As each thread exits immediately after it spawned another active_count stays constant, but there are constantly new Threads created and destroyed, which causes overhead. I'd say the first method is definitely better.

Altough you won't realy see much difference, only if the interval is very small.

Answer 2

Here's an example of how to test this yourself:

And in the second method, does the thread end after being activated? or does it remain in the memory and start a new thread? (multiple threads)

import threading

def keepalive():
    print 'Alive.'
    threading.Timer(200, keepalive).start()
    print threading.active_count()

threading.Timer(200, keepalive).start()

I also changed the 200 to .2 so it wouldn't take as long.

The thread count was 3 forever.

Then I did this:

top -pid 24767

The #TH column never changed.

So, there's your answer: We don't have enough info to know whether Python maintains a single timer thread for all of the timers, or ends and cleans up the thread as soon as the timer runs, but we can be sure the threads doesn't stick around and pile up. (If you do want to know which of the former is happening, you can, e.g., print the thread ids.)

An alternative way to find out is to look at the source.

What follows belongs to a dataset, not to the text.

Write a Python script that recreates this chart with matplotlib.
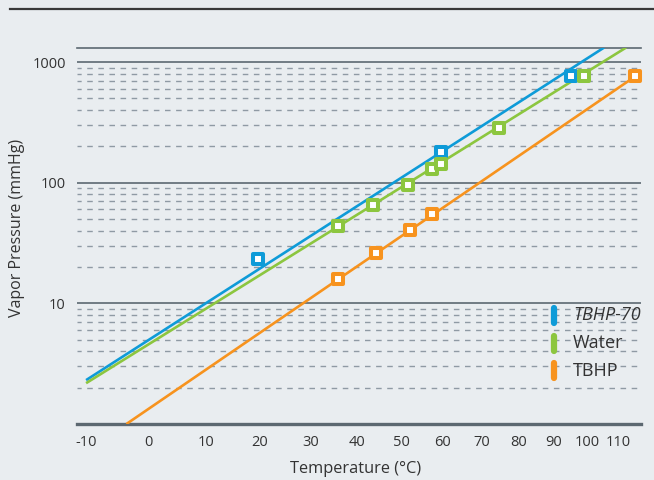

As the documentation says, "Timer is a subclass of Thread and as such also functions as an example of creating custom threads". The fact that it's a subclass of Thread already tells you that each Timer is a Thread. And the fact that it "functions as an example" implies that it ought to be easy to read. If you click the link form the documentation to the source, you can see how trivial it is. Most of the work is done by Event, but that's in the same source file, and it's almost as simple. Effectively, it just creates a condition variable, waits on it (so it blocks until it times out, or you notify the condition by calling cancel), then quits.

The reason I'm answering one sub-question and explaining how I did it, rather than answering each sub-question, is because I think it would be more useful for you to walk through the same steps.

On further reflection, this probably isn't a question to be decided by optimization in the first place:

If you have a simple, synchronous program that needs to do nothing for 200 seconds, make a blocking call to sleep. Or, even simpler, just do the job and quit, and pick an external tool to schedule your script to run every 200s.

On the other hand, if your program is inherently asynchronous—especially if you've already got thread, signal handlers, and/or an event loop—there's just no way you're going to get sleep to work. If Timer is too inefficient, go to PyPI or ActiveState and find a better timer that lets you schedule repeatable timers (or even multiple timers) with a single instance and thread. (Or, if you're using signals, use signal.alarm or setitimer, and if you're using an event loop, build the timer into your main loop.)

I can't think of any use case where sleep and Timer would both be serious contenders.